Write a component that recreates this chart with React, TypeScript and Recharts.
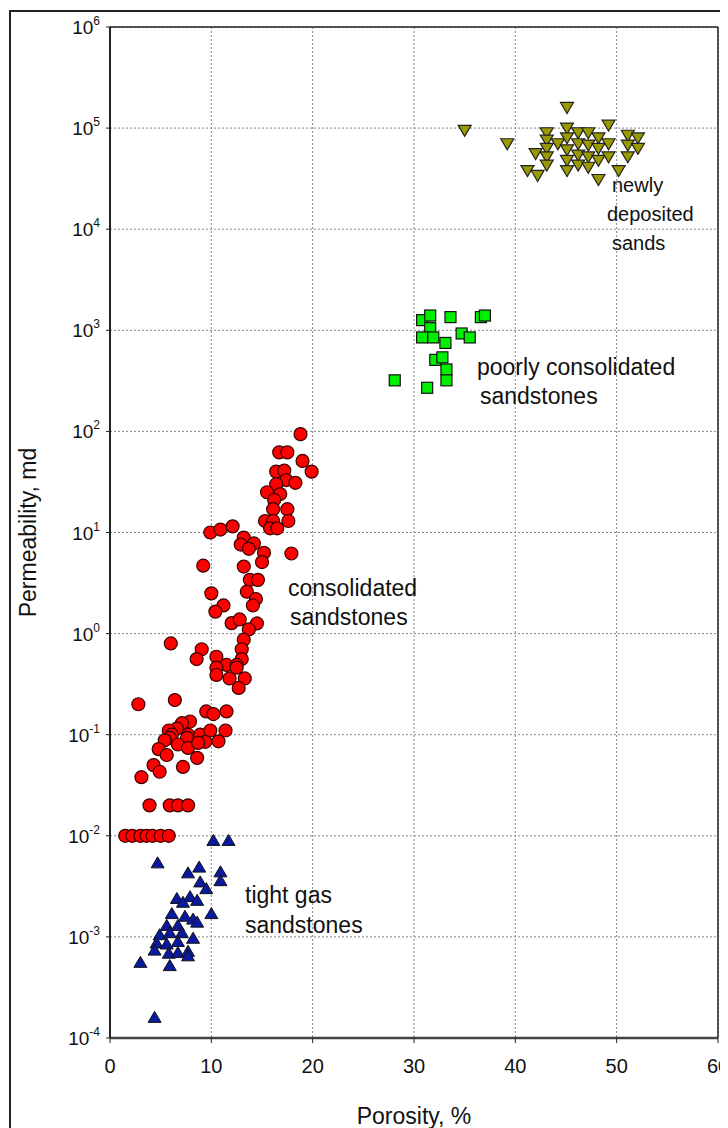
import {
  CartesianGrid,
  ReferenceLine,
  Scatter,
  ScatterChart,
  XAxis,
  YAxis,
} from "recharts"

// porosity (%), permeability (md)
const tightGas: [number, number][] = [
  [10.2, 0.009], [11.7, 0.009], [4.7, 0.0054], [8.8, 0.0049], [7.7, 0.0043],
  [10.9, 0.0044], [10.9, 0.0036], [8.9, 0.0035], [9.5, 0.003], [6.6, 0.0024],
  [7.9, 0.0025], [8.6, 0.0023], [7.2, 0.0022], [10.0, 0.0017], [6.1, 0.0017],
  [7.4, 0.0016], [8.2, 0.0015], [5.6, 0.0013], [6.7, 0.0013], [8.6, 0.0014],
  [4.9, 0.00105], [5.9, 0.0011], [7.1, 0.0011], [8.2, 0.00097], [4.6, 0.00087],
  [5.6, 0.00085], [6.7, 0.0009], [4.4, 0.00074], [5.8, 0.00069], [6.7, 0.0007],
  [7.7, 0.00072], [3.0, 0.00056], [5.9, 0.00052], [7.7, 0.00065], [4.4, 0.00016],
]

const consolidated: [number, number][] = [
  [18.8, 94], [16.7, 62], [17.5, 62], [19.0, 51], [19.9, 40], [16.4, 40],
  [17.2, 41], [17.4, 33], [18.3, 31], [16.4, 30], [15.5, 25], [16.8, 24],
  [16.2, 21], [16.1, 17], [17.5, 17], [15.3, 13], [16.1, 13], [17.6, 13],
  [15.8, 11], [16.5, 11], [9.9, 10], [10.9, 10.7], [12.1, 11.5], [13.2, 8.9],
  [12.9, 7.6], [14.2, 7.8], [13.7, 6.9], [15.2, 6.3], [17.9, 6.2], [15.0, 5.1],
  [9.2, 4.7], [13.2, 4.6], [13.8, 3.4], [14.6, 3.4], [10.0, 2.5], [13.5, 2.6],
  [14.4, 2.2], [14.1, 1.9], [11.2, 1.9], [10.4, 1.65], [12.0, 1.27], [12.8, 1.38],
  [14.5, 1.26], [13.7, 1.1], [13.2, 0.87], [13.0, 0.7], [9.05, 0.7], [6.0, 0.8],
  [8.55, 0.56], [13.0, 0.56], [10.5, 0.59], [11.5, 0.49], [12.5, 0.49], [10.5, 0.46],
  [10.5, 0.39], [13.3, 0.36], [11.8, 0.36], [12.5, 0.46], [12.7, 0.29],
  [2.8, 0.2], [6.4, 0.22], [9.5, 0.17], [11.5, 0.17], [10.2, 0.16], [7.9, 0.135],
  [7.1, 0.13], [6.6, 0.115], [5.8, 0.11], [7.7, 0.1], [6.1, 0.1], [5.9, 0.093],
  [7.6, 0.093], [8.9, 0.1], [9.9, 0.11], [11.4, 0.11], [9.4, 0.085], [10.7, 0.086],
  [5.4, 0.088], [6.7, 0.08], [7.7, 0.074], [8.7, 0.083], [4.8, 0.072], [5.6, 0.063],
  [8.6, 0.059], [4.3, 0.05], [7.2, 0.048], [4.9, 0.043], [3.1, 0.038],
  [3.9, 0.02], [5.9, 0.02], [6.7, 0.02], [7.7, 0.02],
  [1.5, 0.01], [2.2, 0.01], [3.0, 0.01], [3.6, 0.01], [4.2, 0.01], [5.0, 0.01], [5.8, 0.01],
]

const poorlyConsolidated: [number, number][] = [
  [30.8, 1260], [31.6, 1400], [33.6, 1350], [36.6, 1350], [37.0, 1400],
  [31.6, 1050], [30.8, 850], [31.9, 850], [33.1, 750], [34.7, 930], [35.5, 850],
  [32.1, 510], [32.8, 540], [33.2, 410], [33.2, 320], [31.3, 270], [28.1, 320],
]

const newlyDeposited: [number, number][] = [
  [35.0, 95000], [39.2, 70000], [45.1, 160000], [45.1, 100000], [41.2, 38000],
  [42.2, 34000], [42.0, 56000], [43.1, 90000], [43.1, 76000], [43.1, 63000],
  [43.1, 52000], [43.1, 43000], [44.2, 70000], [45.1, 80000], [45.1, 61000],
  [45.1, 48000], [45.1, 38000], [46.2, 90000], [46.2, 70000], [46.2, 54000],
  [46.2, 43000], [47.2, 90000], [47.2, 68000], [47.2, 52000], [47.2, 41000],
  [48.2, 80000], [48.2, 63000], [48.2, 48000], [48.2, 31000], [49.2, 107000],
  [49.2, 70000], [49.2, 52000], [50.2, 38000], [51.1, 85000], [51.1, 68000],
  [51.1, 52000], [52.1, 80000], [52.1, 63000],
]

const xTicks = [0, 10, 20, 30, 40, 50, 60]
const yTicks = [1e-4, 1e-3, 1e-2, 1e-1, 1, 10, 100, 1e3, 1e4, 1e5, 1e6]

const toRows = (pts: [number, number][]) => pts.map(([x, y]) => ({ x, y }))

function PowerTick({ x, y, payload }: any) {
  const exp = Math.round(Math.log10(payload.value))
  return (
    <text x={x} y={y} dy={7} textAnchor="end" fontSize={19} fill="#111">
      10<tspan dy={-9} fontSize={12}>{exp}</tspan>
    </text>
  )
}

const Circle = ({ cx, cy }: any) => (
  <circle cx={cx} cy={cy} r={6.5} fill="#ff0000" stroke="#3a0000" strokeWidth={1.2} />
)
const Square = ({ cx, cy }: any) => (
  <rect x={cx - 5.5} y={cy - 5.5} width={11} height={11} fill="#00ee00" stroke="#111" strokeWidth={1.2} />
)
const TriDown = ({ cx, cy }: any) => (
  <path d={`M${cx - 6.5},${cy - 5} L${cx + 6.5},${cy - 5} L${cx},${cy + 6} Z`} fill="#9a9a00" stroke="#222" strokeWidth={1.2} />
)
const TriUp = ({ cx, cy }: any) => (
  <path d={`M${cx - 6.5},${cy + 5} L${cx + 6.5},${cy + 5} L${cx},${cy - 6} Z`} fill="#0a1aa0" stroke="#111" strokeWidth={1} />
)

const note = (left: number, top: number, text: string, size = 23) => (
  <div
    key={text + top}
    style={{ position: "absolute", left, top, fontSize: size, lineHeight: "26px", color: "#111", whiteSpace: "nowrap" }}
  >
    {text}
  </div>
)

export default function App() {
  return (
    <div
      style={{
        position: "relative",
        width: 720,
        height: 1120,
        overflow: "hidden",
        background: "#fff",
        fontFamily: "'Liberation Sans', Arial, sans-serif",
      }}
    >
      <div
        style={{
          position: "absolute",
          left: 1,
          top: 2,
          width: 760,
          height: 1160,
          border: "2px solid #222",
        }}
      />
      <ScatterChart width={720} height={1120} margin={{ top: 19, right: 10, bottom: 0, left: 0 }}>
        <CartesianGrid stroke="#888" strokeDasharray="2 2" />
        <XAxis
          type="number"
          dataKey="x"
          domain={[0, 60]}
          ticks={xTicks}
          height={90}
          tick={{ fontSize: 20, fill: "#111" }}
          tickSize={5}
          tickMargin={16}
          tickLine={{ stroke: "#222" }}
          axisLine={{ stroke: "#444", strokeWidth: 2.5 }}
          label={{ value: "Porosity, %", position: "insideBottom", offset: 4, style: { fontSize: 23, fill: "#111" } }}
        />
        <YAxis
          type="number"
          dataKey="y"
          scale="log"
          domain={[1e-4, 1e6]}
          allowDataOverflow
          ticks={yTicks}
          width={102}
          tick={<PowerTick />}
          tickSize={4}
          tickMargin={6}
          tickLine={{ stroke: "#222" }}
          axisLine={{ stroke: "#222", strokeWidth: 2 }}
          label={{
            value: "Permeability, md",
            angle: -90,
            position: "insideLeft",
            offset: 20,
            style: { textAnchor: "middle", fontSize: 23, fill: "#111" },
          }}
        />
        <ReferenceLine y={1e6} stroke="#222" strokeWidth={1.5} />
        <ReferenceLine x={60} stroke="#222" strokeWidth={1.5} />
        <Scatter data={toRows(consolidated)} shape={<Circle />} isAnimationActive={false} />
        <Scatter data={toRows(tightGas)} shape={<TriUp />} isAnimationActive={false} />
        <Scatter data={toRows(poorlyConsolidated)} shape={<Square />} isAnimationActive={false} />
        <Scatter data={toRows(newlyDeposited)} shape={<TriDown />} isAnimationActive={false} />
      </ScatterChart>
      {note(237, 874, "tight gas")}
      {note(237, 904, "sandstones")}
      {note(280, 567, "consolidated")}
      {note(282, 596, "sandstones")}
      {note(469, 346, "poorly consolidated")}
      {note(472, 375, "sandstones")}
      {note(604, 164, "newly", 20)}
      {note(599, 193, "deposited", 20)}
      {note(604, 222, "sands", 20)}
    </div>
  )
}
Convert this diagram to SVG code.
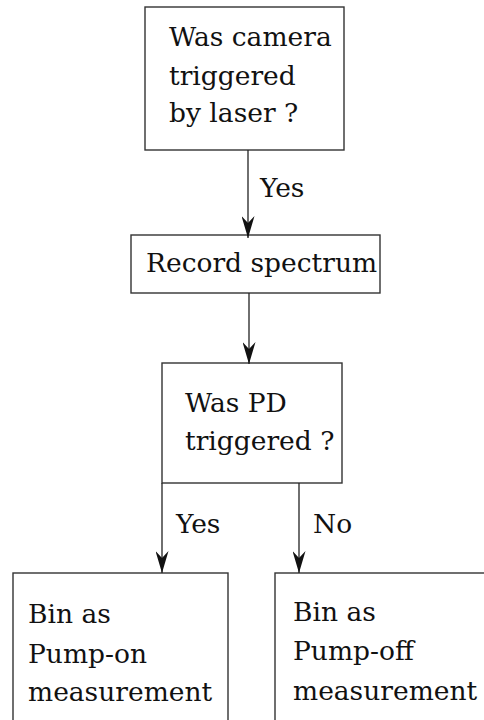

■ ■ ■ ■

GIVEN INSTRUCTION = Read through the entries and copy every line that includes "this".

RESPONSE TO THE TASK =
Write a component that recreates this chart with React, TypeScript and Recharts.
Convert this diagram to SVG code.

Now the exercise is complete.